Cohen escreve que a principal preocupação de Le Corbusier com a Louise-Catherine era acomodar o maior número possível de leitos dentro dos restritos limites do barco. O espaço foi concebido com uma estrutura de concreto e dividido em três câmaras. O interior então é iluminado por uma das marcas registradas de Le Corbusier, uma janela em fita que atravessa todo o comprimento da cabine.
Durante o inverno, Louise-Catherine servia de refúgio para pessoas sem-teto que muitas vezes dormiam embaixo das pontes que atravessam o Sena. Durante o verão, era transportada para os arredores da cidade para servir de acampamento de verão para crianças parisienses. Devido a preocupações com a segurança e a integridade de sua estrutura, a Louise-Catherine foi aposentada do serviço em 1994. Em 2008, a cidade de Paris reconheceu formalmente a embarcação como um monumento histórico.
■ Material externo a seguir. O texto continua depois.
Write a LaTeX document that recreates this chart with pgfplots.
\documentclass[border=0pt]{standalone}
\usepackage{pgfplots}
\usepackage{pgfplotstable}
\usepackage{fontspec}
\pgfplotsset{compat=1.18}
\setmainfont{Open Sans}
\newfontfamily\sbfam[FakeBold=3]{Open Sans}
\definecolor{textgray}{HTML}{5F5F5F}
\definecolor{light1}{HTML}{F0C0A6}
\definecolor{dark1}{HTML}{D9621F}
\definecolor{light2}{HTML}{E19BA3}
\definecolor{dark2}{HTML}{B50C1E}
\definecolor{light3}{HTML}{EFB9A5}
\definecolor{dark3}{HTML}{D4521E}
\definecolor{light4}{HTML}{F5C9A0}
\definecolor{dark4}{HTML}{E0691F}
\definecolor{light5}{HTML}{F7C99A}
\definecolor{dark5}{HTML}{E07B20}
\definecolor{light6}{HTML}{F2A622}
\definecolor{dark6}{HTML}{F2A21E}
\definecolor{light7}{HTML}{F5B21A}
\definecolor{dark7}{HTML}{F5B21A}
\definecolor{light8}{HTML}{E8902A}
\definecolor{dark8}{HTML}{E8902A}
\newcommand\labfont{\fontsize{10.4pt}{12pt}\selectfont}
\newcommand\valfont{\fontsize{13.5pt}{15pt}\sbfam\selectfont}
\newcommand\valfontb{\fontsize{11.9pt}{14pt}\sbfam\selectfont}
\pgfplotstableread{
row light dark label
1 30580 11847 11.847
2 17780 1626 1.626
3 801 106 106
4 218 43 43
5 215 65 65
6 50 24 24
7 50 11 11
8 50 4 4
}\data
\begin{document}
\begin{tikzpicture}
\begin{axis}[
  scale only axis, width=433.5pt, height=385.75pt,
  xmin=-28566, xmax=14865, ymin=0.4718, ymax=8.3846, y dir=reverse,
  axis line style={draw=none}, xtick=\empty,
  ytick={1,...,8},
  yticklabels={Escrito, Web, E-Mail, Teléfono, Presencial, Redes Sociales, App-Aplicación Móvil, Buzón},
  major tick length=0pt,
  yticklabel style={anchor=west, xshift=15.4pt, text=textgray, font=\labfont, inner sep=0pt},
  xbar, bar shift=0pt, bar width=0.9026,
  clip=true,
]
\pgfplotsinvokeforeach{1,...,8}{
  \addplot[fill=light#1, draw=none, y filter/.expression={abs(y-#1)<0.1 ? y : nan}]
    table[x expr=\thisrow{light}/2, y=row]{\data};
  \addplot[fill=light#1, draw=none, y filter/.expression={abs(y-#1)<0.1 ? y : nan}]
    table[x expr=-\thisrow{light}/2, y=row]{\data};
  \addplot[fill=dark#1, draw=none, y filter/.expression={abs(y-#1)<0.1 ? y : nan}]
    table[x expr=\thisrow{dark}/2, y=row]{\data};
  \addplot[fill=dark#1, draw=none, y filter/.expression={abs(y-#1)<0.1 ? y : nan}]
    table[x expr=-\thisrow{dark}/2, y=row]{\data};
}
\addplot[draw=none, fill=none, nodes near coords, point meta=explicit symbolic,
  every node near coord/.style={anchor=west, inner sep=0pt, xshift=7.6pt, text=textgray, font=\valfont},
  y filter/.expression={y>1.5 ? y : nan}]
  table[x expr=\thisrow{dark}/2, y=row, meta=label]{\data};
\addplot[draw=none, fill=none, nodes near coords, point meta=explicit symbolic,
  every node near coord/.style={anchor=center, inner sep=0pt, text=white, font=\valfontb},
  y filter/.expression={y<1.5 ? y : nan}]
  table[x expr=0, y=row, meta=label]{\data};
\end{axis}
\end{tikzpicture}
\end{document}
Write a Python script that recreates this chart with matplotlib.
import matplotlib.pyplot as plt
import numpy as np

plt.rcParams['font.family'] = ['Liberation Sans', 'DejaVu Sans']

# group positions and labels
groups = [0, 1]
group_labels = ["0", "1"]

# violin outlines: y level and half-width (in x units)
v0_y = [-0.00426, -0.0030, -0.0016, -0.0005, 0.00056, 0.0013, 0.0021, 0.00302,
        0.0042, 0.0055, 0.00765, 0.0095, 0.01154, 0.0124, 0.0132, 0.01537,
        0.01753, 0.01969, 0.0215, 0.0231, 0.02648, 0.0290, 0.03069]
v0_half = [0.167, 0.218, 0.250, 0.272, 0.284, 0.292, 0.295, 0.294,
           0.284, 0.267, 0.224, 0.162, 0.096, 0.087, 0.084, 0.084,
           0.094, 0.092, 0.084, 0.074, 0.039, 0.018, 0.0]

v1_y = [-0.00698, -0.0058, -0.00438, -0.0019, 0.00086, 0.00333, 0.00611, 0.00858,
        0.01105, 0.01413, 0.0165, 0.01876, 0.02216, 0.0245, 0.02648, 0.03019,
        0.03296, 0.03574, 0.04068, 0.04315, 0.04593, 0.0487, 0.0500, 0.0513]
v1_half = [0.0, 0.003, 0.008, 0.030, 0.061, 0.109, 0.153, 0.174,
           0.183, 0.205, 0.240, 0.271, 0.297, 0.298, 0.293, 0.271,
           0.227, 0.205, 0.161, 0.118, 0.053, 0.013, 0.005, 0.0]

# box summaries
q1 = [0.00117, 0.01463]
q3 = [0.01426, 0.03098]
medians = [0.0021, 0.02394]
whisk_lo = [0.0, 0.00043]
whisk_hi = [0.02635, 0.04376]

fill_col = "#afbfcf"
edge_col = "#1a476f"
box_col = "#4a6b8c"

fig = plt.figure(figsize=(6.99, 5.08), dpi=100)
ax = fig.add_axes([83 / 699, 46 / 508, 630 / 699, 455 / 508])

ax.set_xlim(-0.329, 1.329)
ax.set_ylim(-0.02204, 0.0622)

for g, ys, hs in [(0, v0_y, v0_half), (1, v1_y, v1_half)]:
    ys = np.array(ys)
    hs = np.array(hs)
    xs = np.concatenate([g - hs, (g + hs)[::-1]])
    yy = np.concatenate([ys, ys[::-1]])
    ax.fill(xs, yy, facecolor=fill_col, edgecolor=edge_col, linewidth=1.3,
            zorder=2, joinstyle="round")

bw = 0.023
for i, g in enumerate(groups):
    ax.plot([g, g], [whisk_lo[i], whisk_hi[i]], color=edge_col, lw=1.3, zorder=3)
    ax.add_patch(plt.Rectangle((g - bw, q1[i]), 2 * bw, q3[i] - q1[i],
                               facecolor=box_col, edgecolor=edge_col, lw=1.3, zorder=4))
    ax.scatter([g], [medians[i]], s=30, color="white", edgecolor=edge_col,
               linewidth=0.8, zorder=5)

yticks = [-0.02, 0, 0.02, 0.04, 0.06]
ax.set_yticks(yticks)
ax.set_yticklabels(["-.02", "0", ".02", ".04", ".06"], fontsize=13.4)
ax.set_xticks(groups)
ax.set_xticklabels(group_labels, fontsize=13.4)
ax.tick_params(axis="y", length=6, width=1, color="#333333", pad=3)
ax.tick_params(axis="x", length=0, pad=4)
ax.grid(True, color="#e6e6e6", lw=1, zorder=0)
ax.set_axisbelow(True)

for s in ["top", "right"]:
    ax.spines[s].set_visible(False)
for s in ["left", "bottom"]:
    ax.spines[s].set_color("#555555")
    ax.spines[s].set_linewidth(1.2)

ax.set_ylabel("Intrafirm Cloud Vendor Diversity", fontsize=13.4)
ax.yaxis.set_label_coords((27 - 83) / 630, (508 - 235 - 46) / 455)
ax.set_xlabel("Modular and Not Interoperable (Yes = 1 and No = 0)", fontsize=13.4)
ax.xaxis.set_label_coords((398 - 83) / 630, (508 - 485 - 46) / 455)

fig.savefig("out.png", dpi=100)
Negligenciada por quase um século, finalmente o tempo cobrou seu preço. Antes de afundar, a Louise-Catherine era uma estrutura extremamente espartana, o concreto aparente castigado pelo tempo reinava tanto dentro quanto fora do barco, somente seus 84 pilares de concreto estavam pintados de azul ou grafitados por artistas de rua. Os leitos originais em forma de beliches haviam sido removidos para receber um espaço expositivo planejado, revelando a configuração original do barco quando ainda transportava carvão. Do cais do quai D'Austerlitz, no entanto, a geometria limpa da janela horizontal chamou à atenção para esta histórica estrutura flutuante.
Antes de afundar, a Louise-Catherine estava à beira de receber um retrofit. A Louise-Catherine Association, grupo de caridade que o comprou a barca do Exército da Salvação em 2006, estava trabalhando na restauração da barca de Le Corbusier.
Alice Kertekian da Louise-Catherine, disse ao Le Figaro que a Associação pretende resgatar a embarcação do fundo do rio, mas enquanto o nível do Sena não recua, os mergulhadores não conseguem avaliar a condição da barca.